== TASK ==
Pictures excluded, return the lines below from the first through the line holding "Chart.defaults.color = '#000';".

◇ ◇ ◇ ◇ ◇

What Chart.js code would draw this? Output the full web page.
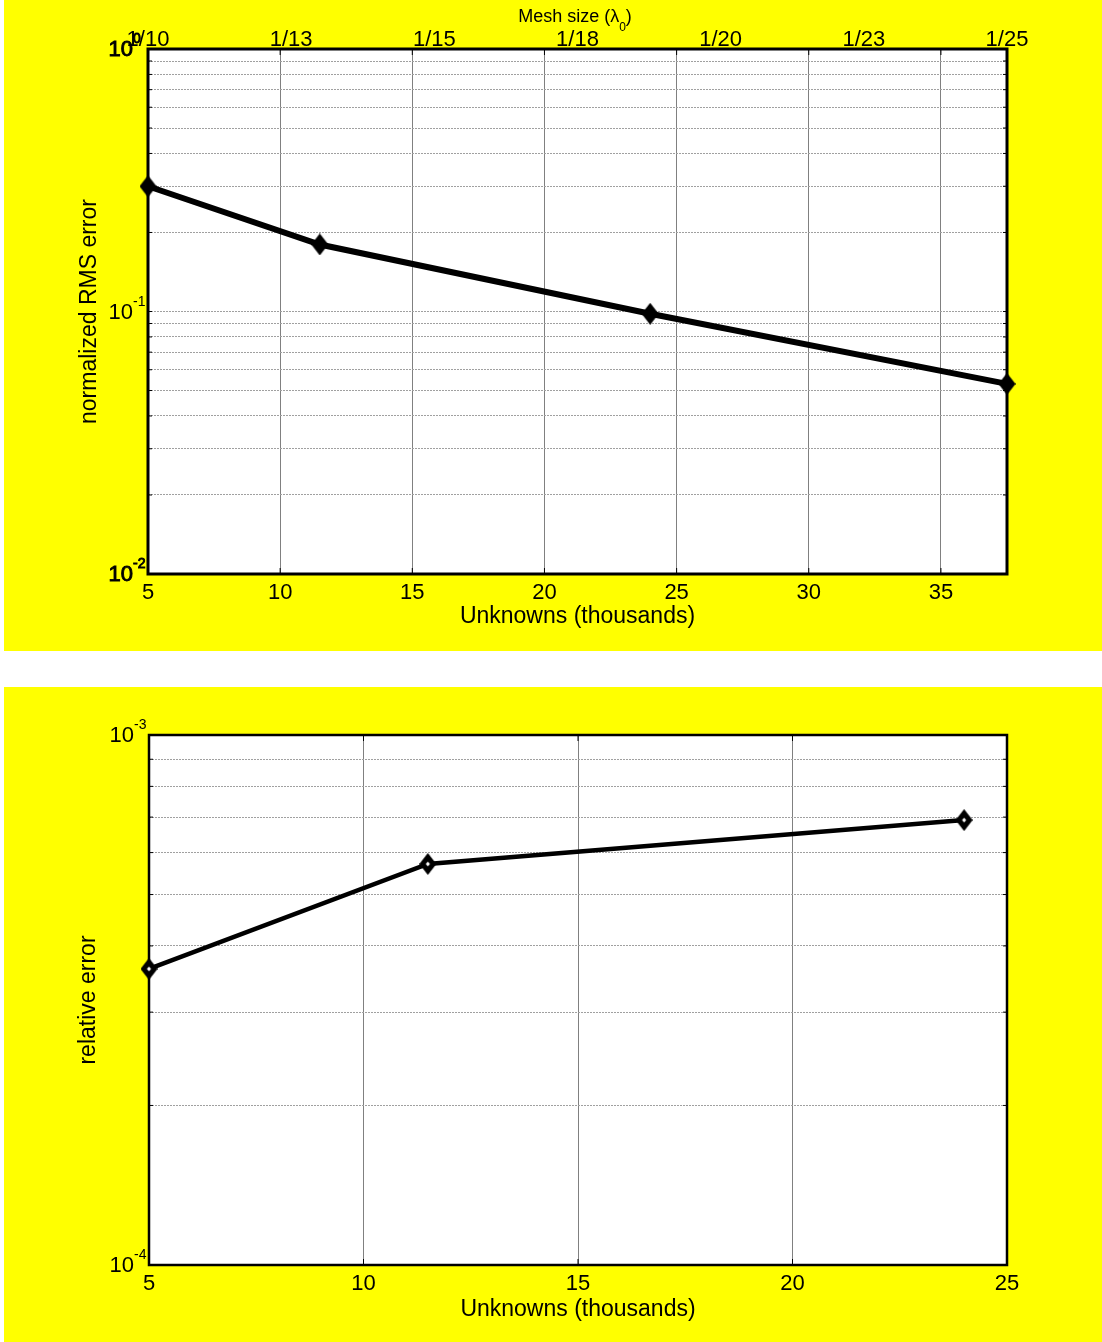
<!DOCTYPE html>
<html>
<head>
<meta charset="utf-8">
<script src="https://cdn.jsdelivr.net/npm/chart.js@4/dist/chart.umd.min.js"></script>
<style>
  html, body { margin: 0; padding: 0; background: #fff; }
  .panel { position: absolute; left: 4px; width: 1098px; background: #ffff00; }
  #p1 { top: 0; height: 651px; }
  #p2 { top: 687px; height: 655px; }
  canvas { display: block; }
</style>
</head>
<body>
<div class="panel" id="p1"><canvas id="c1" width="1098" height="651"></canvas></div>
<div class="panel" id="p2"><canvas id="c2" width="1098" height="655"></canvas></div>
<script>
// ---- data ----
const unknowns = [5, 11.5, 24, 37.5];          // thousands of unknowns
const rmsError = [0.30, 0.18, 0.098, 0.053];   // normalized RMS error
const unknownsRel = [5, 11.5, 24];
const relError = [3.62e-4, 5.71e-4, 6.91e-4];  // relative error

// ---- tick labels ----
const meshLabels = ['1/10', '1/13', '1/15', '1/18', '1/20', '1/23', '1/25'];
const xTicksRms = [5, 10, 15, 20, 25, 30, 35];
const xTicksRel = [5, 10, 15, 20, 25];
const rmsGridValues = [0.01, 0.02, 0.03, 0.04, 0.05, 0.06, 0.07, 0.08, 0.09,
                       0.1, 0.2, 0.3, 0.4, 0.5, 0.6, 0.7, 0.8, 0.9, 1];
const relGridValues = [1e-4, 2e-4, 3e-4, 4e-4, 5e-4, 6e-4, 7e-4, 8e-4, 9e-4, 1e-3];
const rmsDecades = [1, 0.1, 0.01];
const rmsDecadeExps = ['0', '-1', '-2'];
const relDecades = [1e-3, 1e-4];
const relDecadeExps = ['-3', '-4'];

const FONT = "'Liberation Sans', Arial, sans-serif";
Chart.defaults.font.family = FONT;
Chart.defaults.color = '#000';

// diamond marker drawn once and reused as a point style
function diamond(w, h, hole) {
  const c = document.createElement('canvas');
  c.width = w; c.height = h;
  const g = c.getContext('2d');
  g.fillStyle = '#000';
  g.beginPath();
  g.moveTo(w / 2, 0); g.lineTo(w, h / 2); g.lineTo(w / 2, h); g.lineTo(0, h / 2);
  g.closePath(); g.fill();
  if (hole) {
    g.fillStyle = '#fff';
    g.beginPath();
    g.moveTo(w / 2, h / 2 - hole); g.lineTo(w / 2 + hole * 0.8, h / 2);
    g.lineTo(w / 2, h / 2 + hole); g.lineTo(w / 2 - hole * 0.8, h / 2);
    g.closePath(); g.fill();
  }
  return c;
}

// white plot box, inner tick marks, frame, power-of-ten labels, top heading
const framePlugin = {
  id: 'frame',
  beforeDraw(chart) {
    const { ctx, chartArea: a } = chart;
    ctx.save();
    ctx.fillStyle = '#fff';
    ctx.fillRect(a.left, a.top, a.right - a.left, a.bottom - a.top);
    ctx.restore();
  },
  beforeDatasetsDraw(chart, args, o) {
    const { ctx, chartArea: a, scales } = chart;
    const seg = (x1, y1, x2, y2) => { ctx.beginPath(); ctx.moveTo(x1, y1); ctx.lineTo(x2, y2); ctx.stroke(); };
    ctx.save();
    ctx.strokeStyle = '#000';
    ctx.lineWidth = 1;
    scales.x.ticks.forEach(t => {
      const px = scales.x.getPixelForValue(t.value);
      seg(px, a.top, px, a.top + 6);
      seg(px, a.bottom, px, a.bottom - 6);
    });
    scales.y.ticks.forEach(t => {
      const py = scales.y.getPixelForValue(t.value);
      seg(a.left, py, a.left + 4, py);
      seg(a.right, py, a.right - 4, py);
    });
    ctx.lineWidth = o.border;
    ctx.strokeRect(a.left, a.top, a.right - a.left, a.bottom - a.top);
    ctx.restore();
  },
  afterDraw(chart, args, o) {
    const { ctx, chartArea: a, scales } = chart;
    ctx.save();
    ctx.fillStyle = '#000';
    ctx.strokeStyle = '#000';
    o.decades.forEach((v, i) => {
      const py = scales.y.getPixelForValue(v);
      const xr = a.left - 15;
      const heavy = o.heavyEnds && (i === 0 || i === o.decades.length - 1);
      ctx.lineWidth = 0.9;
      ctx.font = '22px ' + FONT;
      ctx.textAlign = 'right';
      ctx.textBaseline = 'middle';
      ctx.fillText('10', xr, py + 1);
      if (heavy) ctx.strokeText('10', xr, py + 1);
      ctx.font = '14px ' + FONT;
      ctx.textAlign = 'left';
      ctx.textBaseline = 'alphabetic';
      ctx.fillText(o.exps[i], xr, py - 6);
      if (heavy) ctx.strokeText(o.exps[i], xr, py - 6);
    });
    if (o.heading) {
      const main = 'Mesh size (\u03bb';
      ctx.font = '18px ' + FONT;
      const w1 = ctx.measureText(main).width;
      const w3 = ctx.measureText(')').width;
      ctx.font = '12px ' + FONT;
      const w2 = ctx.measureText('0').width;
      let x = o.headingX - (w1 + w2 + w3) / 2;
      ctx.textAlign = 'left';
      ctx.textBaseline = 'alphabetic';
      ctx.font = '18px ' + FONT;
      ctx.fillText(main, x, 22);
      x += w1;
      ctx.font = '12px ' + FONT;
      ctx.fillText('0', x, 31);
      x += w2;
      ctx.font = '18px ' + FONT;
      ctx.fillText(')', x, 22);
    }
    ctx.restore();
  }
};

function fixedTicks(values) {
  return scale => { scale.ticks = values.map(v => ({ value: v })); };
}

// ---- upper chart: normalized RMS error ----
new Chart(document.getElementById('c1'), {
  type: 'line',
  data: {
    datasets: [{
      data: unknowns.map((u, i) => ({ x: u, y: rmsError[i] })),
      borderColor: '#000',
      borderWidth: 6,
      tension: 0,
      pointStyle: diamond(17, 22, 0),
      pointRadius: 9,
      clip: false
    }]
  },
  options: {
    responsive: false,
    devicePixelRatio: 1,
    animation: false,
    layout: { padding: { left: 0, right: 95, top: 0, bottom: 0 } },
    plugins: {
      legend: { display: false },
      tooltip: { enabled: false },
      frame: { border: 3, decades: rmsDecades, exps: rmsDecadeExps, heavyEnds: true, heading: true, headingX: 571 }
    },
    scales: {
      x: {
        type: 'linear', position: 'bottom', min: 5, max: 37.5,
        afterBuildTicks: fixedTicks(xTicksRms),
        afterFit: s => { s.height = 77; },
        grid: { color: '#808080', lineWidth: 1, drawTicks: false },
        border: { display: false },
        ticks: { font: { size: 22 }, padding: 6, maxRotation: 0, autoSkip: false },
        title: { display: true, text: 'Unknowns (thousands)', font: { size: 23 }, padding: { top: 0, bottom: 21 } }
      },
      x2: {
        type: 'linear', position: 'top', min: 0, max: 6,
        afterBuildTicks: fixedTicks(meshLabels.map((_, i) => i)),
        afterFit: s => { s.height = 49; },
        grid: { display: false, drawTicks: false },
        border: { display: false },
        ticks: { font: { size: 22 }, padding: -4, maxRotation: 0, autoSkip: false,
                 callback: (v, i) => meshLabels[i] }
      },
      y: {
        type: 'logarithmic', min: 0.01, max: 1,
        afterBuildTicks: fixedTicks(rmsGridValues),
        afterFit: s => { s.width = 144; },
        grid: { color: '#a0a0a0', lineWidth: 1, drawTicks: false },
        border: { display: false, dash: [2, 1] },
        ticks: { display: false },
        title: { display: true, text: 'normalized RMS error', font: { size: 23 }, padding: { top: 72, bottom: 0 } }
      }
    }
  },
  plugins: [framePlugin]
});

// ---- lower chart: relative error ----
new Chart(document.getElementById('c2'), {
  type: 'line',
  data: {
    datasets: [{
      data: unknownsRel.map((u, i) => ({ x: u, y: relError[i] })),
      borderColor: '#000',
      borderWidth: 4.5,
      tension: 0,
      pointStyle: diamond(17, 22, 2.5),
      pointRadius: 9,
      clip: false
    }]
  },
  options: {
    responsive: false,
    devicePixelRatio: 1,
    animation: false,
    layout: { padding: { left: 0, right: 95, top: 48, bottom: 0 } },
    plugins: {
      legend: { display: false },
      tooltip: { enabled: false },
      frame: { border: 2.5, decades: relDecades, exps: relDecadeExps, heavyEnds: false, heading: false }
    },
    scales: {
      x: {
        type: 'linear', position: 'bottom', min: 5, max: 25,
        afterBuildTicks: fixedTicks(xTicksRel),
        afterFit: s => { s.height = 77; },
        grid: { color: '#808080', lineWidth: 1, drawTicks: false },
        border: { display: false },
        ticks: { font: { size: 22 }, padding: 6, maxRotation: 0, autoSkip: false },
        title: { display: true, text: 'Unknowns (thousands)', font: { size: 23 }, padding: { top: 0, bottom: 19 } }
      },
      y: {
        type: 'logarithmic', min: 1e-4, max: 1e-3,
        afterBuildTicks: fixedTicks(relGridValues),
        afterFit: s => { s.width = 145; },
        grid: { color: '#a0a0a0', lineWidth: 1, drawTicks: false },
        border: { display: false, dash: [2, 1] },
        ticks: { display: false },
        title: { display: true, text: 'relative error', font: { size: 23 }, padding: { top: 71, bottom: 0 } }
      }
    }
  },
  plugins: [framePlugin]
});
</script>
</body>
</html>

◇ ◇ ◇ ◇ ◇

== EXERCISE OUTPUT ==
What Chart.js code would draw this? Output the full web page.
<!DOCTYPE html>
<html>
<head>
<meta charset="utf-8">
<script src="https://cdn.jsdelivr.net/npm/chart.js@4/dist/chart.umd.min.js"></script>
<style>
  html, body { margin: 0; padding: 0; background: #fff; }
  .panel { position: absolute; left: 4px; width: 1098px; background: #ffff00; }
  #p1 { top: 0; height: 651px; }
  #p2 { top: 687px; height: 655px; }
  canvas { display: block; }
</style>
</head>
<body>
<div class="panel" id="p1"><canvas id="c1" width="1098" height="651"></canvas></div>
<div class="panel" id="p2"><canvas id="c2" width="1098" height="655"></canvas></div>
<script>
// ---- data ----
const unknowns = [5, 11.5, 24, 37.5];          // thousands of unknowns
const rmsError = [0.30, 0.18, 0.098, 0.053];   // normalized RMS error
const unknownsRel = [5, 11.5, 24];
const relError = [3.62e-4, 5.71e-4, 6.91e-4];  // relative error

// ---- tick labels ----
const meshLabels = ['1/10', '1/13', '1/15', '1/18', '1/20', '1/23', '1/25'];
const xTicksRms = [5, 10, 15, 20, 25, 30, 35];
const xTicksRel = [5, 10, 15, 20, 25];
const rmsGridValues = [0.01, 0.02, 0.03, 0.04, 0.05, 0.06, 0.07, 0.08, 0.09,
                       0.1, 0.2, 0.3, 0.4, 0.5, 0.6, 0.7, 0.8, 0.9, 1];
const relGridValues = [1e-4, 2e-4, 3e-4, 4e-4, 5e-4, 6e-4, 7e-4, 8e-4, 9e-4, 1e-3];
const rmsDecades = [1, 0.1, 0.01];
const rmsDecadeExps = ['0', '-1', '-2'];
const relDecades = [1e-3, 1e-4];
const relDecadeExps = ['-3', '-4'];

const FONT = "'Liberation Sans', Arial, sans-serif";
Chart.defaults.font.family = FONT;
Chart.defaults.color = '#000';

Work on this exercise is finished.